Title :
Statistical language modeling using a variable context length
Author :
Kneser, Reinhard
Author_Institution :
Philips GmbH Forschungslab., Aachen, Germany
Abstract :
In this paper we investigate statistical language models with a variable context length. For such models the number of relevant words in a context is not fixed as in conventional M-gram models but depends on the context itself. We develop a measure for the quality of variable-length models and present a pruning algorithm for the creation of such models, based on this measure. Further we address the question how the use of a special backing-off distribution can improve the language models. Experiments were performed on two data bases, the ARPANAB corpus and the German Verbmobil corpus, respectively. The results show that variable-length models outperform conventional models of the same size.

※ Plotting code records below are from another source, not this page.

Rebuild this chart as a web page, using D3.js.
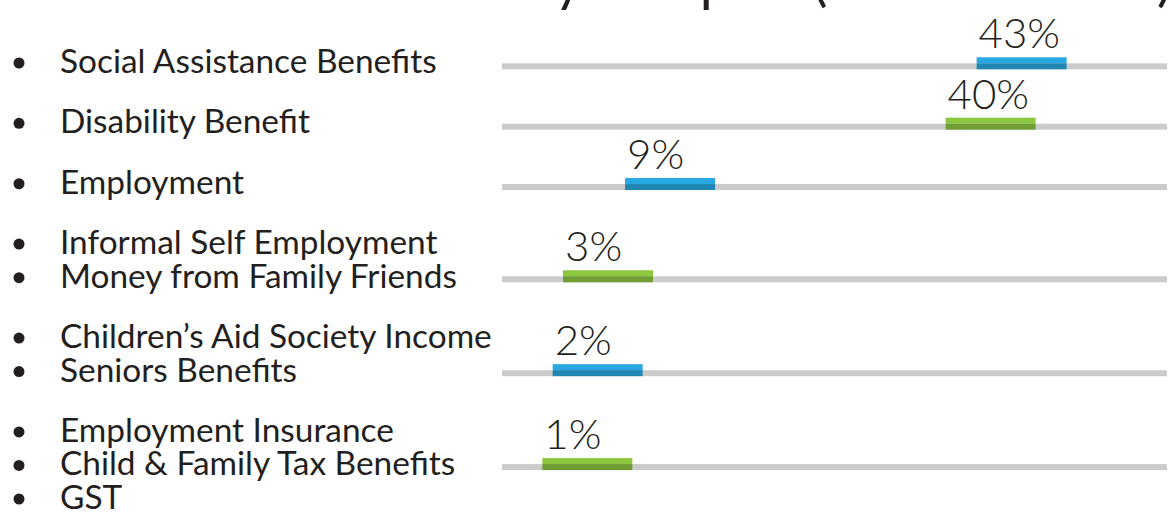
<!DOCTYPE html>
<html><head><meta charset="utf-8">
<script src="https://cdn.jsdelivr.net/npm/d3@7"></script>
<style>html,body{margin:0;padding:0;background:#fff;overflow:hidden}</style>
</head><body>
<svg id="chart" width="1172" height="513"></svg>
<script>
// ---- data ----
const title = "Income Sources in Study Samples (Overall Totals)";
const categories = [
  ["Social Assistance Benefits"],
  ["Disability Benefit"],
  ["Employment"],
  ["Informal Self Employment", "Money from Family Friends"],
  ["Children’s Aid Society Income", "Seniors Benefits"],
  ["Employment Insurance", "Child & Family Tax Benefits", "GST"]
];
const values = [43, 40, 9, 3, 2, 1];
const valueLabels = ["43%", "40%", "9%", "3%", "2%", "1%"];

// ---- style / layout ----
const W = 1172, H = 513;
const textColor = "#231f20";
const trackColor = "#cbcbcb";
const palette = [
  { top: "#27a8e0", bottom: "#1f87b2" },
  { top: "#8dc63f", bottom: "#6e9d32" }
];
const labelFont = "Lato, 'Open Sans', sans-serif";
const numFont = "Lato, 'Open Sans', sans-serif";
const labelX = 60, bulletX = 19, bulletR = 5.5;
const trackX0 = 502, trackX1 = 1167, trackH = 6, barW = 90, barH = 12;
const groupGap = 0.8;

const svg = d3.select("#chart");

// slots for label lines
let slot = 0;
const groups = categories.map((lines, i) => {
  const g = { lines, value: values[i], label: valueLabels[i], start: slot, idx: i };
  slot += lines.length + groupGap;
  return g;
});
const lastSlot = slot - groupGap - 1;
const yLine = d3.scaleLinear().domain([0, lastSlot]).range([73, 509]);
const x = d3.scaleLinear().domain([0, 50]).range([532, 1049]);

// title (mostly above the visible area)
svg.append("text")
  .attr("x", 1172).attr("y", 0)
  .attr("text-anchor", "end")
  .attr("font-family", numFont).attr("font-weight", 400)
  .attr("font-size", 56).attr("fill", textColor)
  .text(title);

// labels
const labelG = svg.append("g");
const lineData = groups.flatMap(g => g.lines.map((t, k) => ({ t, y: yLine(g.start + k) })));
const lbl = labelG.selectAll("text.lbl").data(lineData).join("text")
  .attr("class", "lbl")
  .attr("x", labelX).attr("y", d => d.y)
  .attr("font-family", labelFont).attr("font-size", 28)
  .attr("fill", textColor)
  .text(d => d.t);
// fit font so widest label matches reference width
let maxW = 0;
lbl.each(function(d){ if (d.t.startsWith("Children")) maxW = this.getComputedTextLength(); });
const fs = 28 * 432 / maxW;
lbl.attr("font-size", fs);

labelG.selectAll("circle").data(lineData).join("circle")
  .attr("cx", bulletX).attr("cy", d => d.y - 10)
  .attr("r", bulletR).attr("fill", textColor);

// tracks & bars
const trackY = g => yLine(g.start + (g.lines.length > 1 ? 0.75 : -0.2)) - trackH / 2;
const rows = svg.append("g").selectAll("g").data(groups).join("g");
rows.append("rect")
  .attr("x", trackX0).attr("y", d => trackY(d))
  .attr("width", trackX1 - trackX0).attr("height", trackH)
  .attr("fill", trackColor);
rows.append("rect")
  .attr("x", d => x(d.value)).attr("y", d => trackY(d) + trackH - barH)
  .attr("width", barW).attr("height", barH / 2)
  .attr("fill", d => palette[d.idx % 2].top);
rows.append("rect")
  .attr("x", d => x(d.value)).attr("y", d => trackY(d) + trackH - barH / 2)
  .attr("width", barW).attr("height", barH / 2)
  .attr("fill", d => palette[d.idx % 2].bottom);
rows.append("text")
  .attr("x", d => x(d.value) + 2)
  .attr("y", d => trackY(d) + trackH - barH - 9)
  .attr("font-family", numFont).attr("font-weight", 300)
  .attr("font-size", 42).attr("fill", textColor)
  .text(d => d.label);
</script>
</body></html>
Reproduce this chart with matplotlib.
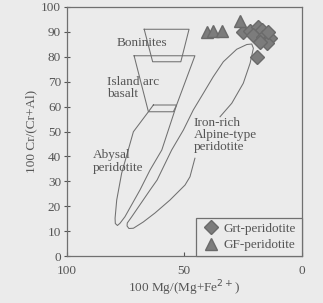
"""Cr# vs Mg# spinel discrimination diagram."""

import matplotlib.pyplot as plt

plt.rcParams["font.family"] = ["Liberation Serif", "DejaVu Serif"]

# Grt-peridotite samples (Mg#, Cr#)
grt_mg = [24.8, 21.9, 18.4, 17.0, 20.5, 16.3, 13.4, 14.8, 17.7, 14.2, 19.1]
grt_cr = [89.9, 90.3, 91.9, 90.6, 88.6, 87.9, 87.3, 85.3, 85.9, 89.8, 79.9]

# GF-peridotite samples
gf_mg = [40.2, 37.9, 34.0, 26.0]
gf_cr = [90.0, 90.2, 90.1, 94.3]

# field outlines
boninite_mg = [67.0, 47.9, 51.4, 63.4, 67.0]
boninite_cr = [90.9, 90.9, 77.9, 77.9, 90.9]

arc_abyssal_mg = [71.3, 45.4, 53.2, 56.7, 59.5, 64.5, 68.8, 75.2, 77.3, 78.4,
                  79.3, 79.4, 78.7, 76.6, 73.8, 71.6, 65.2, 71.3]
arc_abyssal_cr = [80.3, 80.3, 60.6, 50.6, 42.6, 34.6, 26.6, 15.9, 13.3, 12.4,
                  13.2, 15.3, 22.6, 33.3, 42.6, 49.9, 57.9, 80.3]

box_mg = [63.1, 53.2, 54.6, 65.2, 63.1]
box_cr = [60.6, 60.6, 57.9, 57.9, 60.6]

iron_mg = [45.4, 47.5, 49.6, 56.0, 62.4, 67.4, 71.6, 73.5, 74.3, 74.2, 72.3,
           64.5, 61.5, 55.3, 50.3, 46.1, 41.8, 37.6, 33.3, 27.6, 23.3, 21.2,
           20.5, 21.9, 24.8, 29.7, 34.7]
iron_cr = [39.3, 31.9, 28.6, 22.6, 17.4, 13.8, 11.3, 11.2, 12.2, 13.4, 15.9,
           26.6, 30.6, 42.6, 50.6, 58.6, 65.3, 71.9, 77.9, 82.9, 84.8, 85.0,
           83.3, 77.3, 69.3, 61.3, 55.9]

BG = "#ebebeb"
LINE = "#707070"
TEXT = "#555555"

fig = plt.figure(figsize=(3.23, 3.03), dpi=100, facecolor=BG)
ax = fig.add_axes([0.2065, 0.1535, 0.727, 0.825], facecolor=BG)

for xs, ys in [(boninite_mg, boninite_cr), (arc_abyssal_mg, arc_abyssal_cr),
               (box_mg, box_cr), (iron_mg, iron_cr)]:
    ax.plot(xs, ys, color=LINE, linewidth=0.75)

ax.plot(grt_mg, grt_cr, "D", color="#7c7c7c", markeredgecolor="#6a6a6a",
        markersize=7, linestyle="none", label="Grt-peridotite")
ax.plot(gf_mg, gf_cr, "^", color="#7c7c7c", markeredgecolor="#6a6a6a",
        markersize=8, linestyle="none", label="GF-peridotite")

fs = 9.5
ax.text(78.7, 85.6, "Boninites", fontsize=fs, color=TEXT, va="center")
ax.text(83.0, 67.3, "Island arc\nbasalt", fontsize=fs, color=TEXT,
        va="center", linespacing=1.05)
ax.text(88.7, 38.0, "Abysal\nperidotite", fontsize=fs, color=TEXT,
        va="center", linespacing=1.05)
ax.text(45.8, 48.6, "Iron-rich\nAlpine-type\nperidotite", fontsize=fs,
        color=TEXT, va="center", linespacing=1.05)

ax.set_xlim(100, 0)
ax.set_ylim(0, 100)
ax.set_xticks([100, 50, 0])
ax.set_yticks(range(0, 101, 10))
ax.tick_params(colors=TEXT, labelsize=9.5, length=3, width=0.8,
               direction="in")
ax.tick_params(axis="x", pad=6)
ax.tick_params(axis="y", direction="inout", length=4, pad=2)
for sp in ax.spines.values():
    sp.set_color(LINE)
    sp.set_linewidth(0.9)

ax.set_xlabel("100 Mg/(Mg+Fe$^{2+}$)", fontsize=9.5, color=TEXT, labelpad=1)
ax.set_ylabel("100 Cr/(Cr+Al)", fontsize=9.5, color=TEXT, labelpad=3)

leg = ax.legend(loc="lower right", fontsize=9.5, frameon=True, fancybox=False,
                borderaxespad=0, handletextpad=0.2, handlelength=1.5,
                borderpad=0.4, labelspacing=0.3, facecolor=BG,
                edgecolor=LINE, framealpha=1)
leg.get_frame().set_linewidth(0.9)
for t in leg.get_texts():
    t.set_color(TEXT)

fig.savefig("out.png", dpi=100, facecolor=BG)
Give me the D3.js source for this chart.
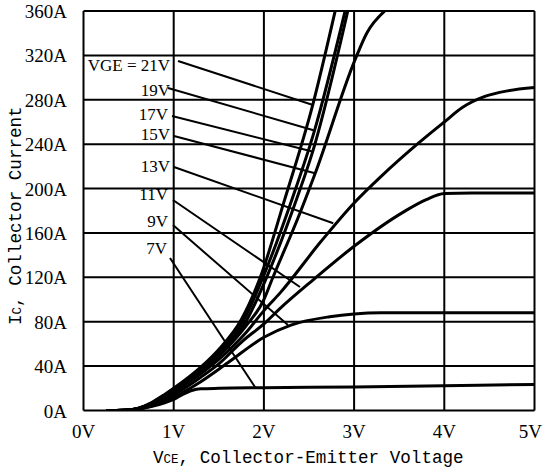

Furthermore it can be seen that if a moderate loss in performance is acceptable, the size of a language model can be reduced drastically by using the presented pruning algorithm
Keywords :
probability; speech recognition; statistical analysis; ARPANAB corpus; German Verbmobil corpus; backing-off distribution; conventional M-gram models; pruning algorithm; relevant words; statistical language modeling; variable context length; variable-length models; Context modeling; Cutoff frequency; Educational technology; Frequency estimation; History; Natural languages; Performance loss; Probability; Speech recognition; Training data;
Conference_Titel :
Spoken Language, 1996. ICSLP 96. Proceedings., Fourth International Conference on
Conference_Location :
Philadelphia, PA
Print_ISBN :
0-7803-3555-4
DOI :
10.1109/ICSLP.1996.607162